White Water Landing at Cedar Point was one of the park's most popular water rides during its 23 years in the park's Frontier Town area, and it delivered millions of rides to eager park guests interested in a fun way to cool off.
About White Water Landing
Built in 1982, White Water Landing was the longest flume ride in the world when it opened, and the ride experience is one that riders of ages enjoyed for decades.
Most amusement park rides last less than three minutes, but White Water Landing lasted nearly five minutes from the time riders boarded their fiberglass canoes until they arrived back in the station after a 45 foot drop at an astonishing 40 degree angle. The 2,370 foot long ride wound through five acres of isolated forests and lagoons at speeds up to 35 miles per hour. One of the ride's most unique features was the 225 foot hydro-jump at the bottom of its dual chute drop that literally skipped boats along the runout area in a series of thrilling splashes before a quiet twist into the station.

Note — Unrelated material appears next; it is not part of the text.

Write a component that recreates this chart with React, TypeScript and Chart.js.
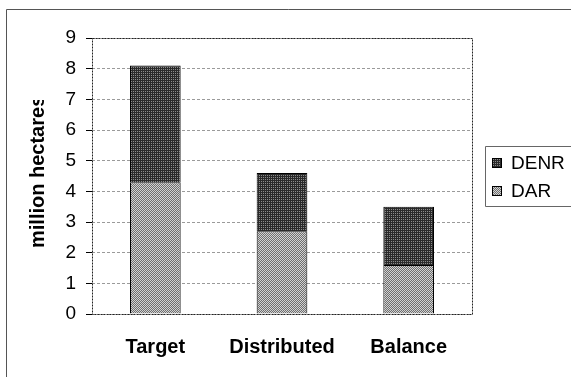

From the time it opened in May 1982 until it closed in October 2005, White Water Landing hosted an outstanding 28,000,000 riders, and its legacy lives on in the memories of its fans.
As part of the Frontier Town area of the park, White Water Landing embraced an Appalachian river ride theme. The revolving station released boats alongside a rustic warehouse before they turned along the edge of a lagoon and approached the ride's first lift - a conveyer that gently elevated the canoes through a mine shaft and splashed them into a faster section of river. A few quick turns along the rapids and the canoes approached the larger second lift, which raised riders to the treetops at a height of 50 feet. In the peaceful calm far above the park's midway, canoes snaked along the serpentine trough, gradually slowing as they approached the treacherous drop.
Canoes alternated which of the identical chutes to drop down, then skimmed the hydro-jump before peacefully floating alongside the lagoon as they returned to the station.
The White Water Landing that was removed from Cedar Point at the end of the 2005 season was not the exact same ride as the one that had opened 23 years before. As any amusement park ride ages, different parts are reevaluated and altered, and this lengthy flume ride was no exception.
One of the biggest changes to White Water Landing at Cedar Point was just after the first lift. Initially, the first drop plunged riders into the abandoned shaft of a gold mine, complete with glowing veins of precious metal lining the walls. At the end of the mine shaft, a small waterfall was positioned to ensure all riders got a little splash - a foreshadowing of the bigger drop they would soon endure. Over the years, however, first the waterfall ceased to function and finally, the mine shaft itself was removed as its structure became unstable and prone to excessive damage from the elements and the splashing from the ride. The building covering the lift remained, however, adding a quaint touch to the ride's theme.
Another drastic change to White Water Landing happened after a ride malfunction in 2002 that led to a serious accident at the end of the large drop. Because the boats were free in the trough, they sometimes crowded one another through the safety gates, and if a boat got stuck before passing the appropriate sensors, the results could be dangerous. While there were no severe injuries from the 2002 incident, it was decided then that only one side of the twin chute would be operated, which effectively slashed the ride's capacity. It was that factor, as well as the general age and maintenance costs of the ride, that led to its removal after the 2005 season.
What Replaced White Water Landing at Cedar Point
While Cedar Point's more than 300 acres make it one of the largest parks in the world, the five acres that White Water Landing occupied were undoubtedly prime real estate for a new attraction. When the ride was removed, construction began on the park's seventeenth roller coaster, Maverick. Because Cedar Point has always been known for its wide selection of coasters, that is a fitting replacement for the flume ride. While Maverick's height restrictions and elevated thrill factor will appeal to fewer guests than the family-friendly fun of White Water Landing, it is sure to live up to the legacy of decades of thrills its predecessor delivered.
For an initial investment of $3.4 million, White Water Landing at Cedar Point thrilled many more millions of riders during its long life at the amusement park. While there is no longer the clunk of canoes floating down the fiberglass trough, the laughter and fun of the ride will live long after its last drop of water was spilled.